La mayoría de las violencias son violencias silenciosas, ocurren en el espacio privado y son casi invisibles, y decimos casi porque se ven cuando se quieren ver, porque siempre hay indicios en el estado emocional, psicológico y físico (aunque no haya necesariamente violencia física) de las víctimas. Y porque el comportamiento de los o las menores tampoco es el propio de quienes viven en un espacio de seguridad y bienestar. Pero hace falta voluntad de querer saber y profesionales con la especialización adecuada en violencias machistas que puedan elaborar los necesarios informes y que esos informes sean aceptados y tenidos en cuenta en el ámbito judicial.
Hace ya muchos años que se advirtió de que la violencia de género no son sólo los golpes. Pero son muchas las mujeres que no son escuchadas cuando denuncian violencias machistas no físicas, mujeres que viven procesos largos, duros y amargos, que se arruinan económicamente si quieren estar protegidas en su salud mental (tienen que pagar psicólogas privadas o esperar largo tiempo para conseguir algunas visitas muy espaciadas en el ámbito público); si quieren tener una defensa jurídica verdaderamente especializada (el turno de oficio cuenta con excelentes profesionales, pero ellos suelen contratar abogadas o abogados con experiencia en la defensa de agresores); si quieren tener la seguridad de que el agresor no invadirá su hogar o sus espacios privados o laborales y no se llevará a sus hijas o hijos de la escuela infantil, del colegio, en algún descuido en un parque o con alguna persona de la familia (algunas, las que pueden, hasta contratan a detectives privados).
La violencia de género, pese a la legislación, es una pesadilla para las mujeres que la padecen.

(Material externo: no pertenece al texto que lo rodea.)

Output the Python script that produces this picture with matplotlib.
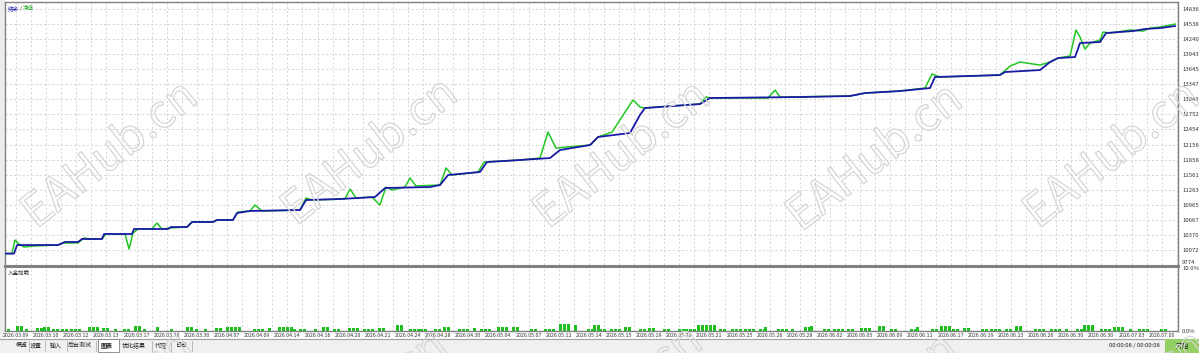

Viven en el miedo, en la inseguridad, en el cuestionamiento, en la revictimización, y en el dolor constante e inmenso cuando son madres, porque esos hijos o hijas pueden ser asesinados, pero también manipulados y puestos en contra de la madre por el maltratador y su entorno, o pueden sufrir violencias diversas que ellas no pueden muchas veces denunciar por el riesgo a no ser creídas.
Esto tiene que cambiar. Y tiene que cambiar con un compromiso serio de las instituciones para ponerle fin, con recursos económicos que permitan la formación de todas las personas que intervienen en cada caso, protegiendo a las y los profesionales para que los agresores no las puedan denunciar, y, sobre todo: escuchando a las mujeres y sus necesidades y realidades, porque el problema es estructural, pero cada caso es individual y con características propias.